Мак-Магон и Брольи совместно ставили везде на должности новых гражданских чиновников, чтобы иметь послушных помощников[306]. Они под любыми возможными предлогами подвергали преследованиям республиканские газеты, приостанавливали работу тех муниципальных советов, где большинство составляли республиканцы, и (подражая, на свою беду, Второй империи) представляли избирателям «официальных кандидатов». В своем официальном обращении к французам Мак-Магон заявил: «Мое правительство укажет вам среди кандидатов тех единственных, кто сможет пользоваться моим именем». В другом своем манифесте он провозгласил: «Это борьба между порядком и беспорядком, и вы проголосуете за тех кандидатов, которых рекомендую я».
Это было высказывание вполне в духе Карла Х или Наполеона III. Духовенство объединилось вокруг официальных кандидатов и поддерживало их с таким же пылом, с каким когда-то Петр Отшельник призывал к Крестовому походу. Республиканцев осуждали и обвиняли в каждом кружке набожных французов. Так католическая церковь Франции снова, к своему большому горю, сделала ставку на чисто политическую борьбу и политическую партию, рискуя пострадать от неизбежных последствий поражения, если эта борьба будет проиграна.

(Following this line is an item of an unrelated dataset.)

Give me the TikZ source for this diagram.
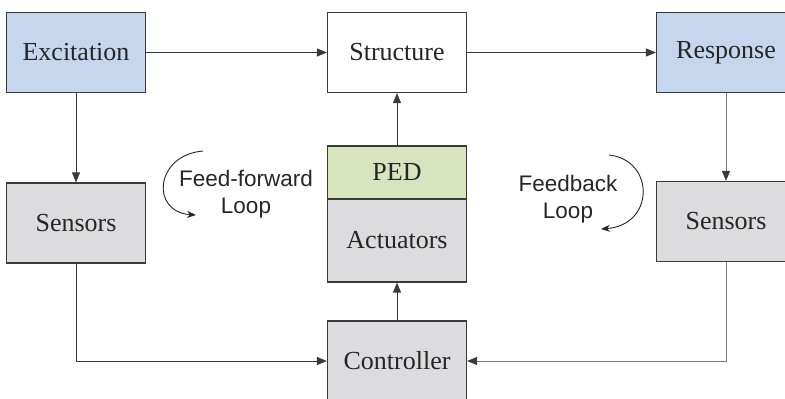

Республиканцы перед лицом общей опасности забыли о своих разногласиях и сплотили свои ряды. Теперь они хвалились тем, что именно они – настоящие консерваторы, что это они защищают права суверенного французского народа от реакционных замыслов президента и клерикалов. Гамбетта произнес свое знаменитое предупреждение Мак-Магону: «Когда страна заговорит, он должен будет покориться или уйти!» Несмотря на полные бешенства манифесты роялистов, громогласные угрозы церкви и даже на прямое принуждение со стороны официальных властей, ответ народа был недвусмысленным: 318 республиканцев были возвращены и дали своей партии прочный контроль над нижней палатой. Мак-Магон увидел, что дальнейшее сопротивление бесполезно, снял с должности де Брольи и ввел в кабинет министров-республиканцев. Новая палата сразу же отменила выборы более чем пятидесяти своих членов на том основании, что те были избраны при помощи незаконного давления со стороны министров или духовенства. Так роялисты[307] лишились своего последнего шанса. Через десять лет, во время «дела Буланже», для них мелькнул слабый луч надежды, но больше им никогда не удалось держать в своих руках правительство Франции.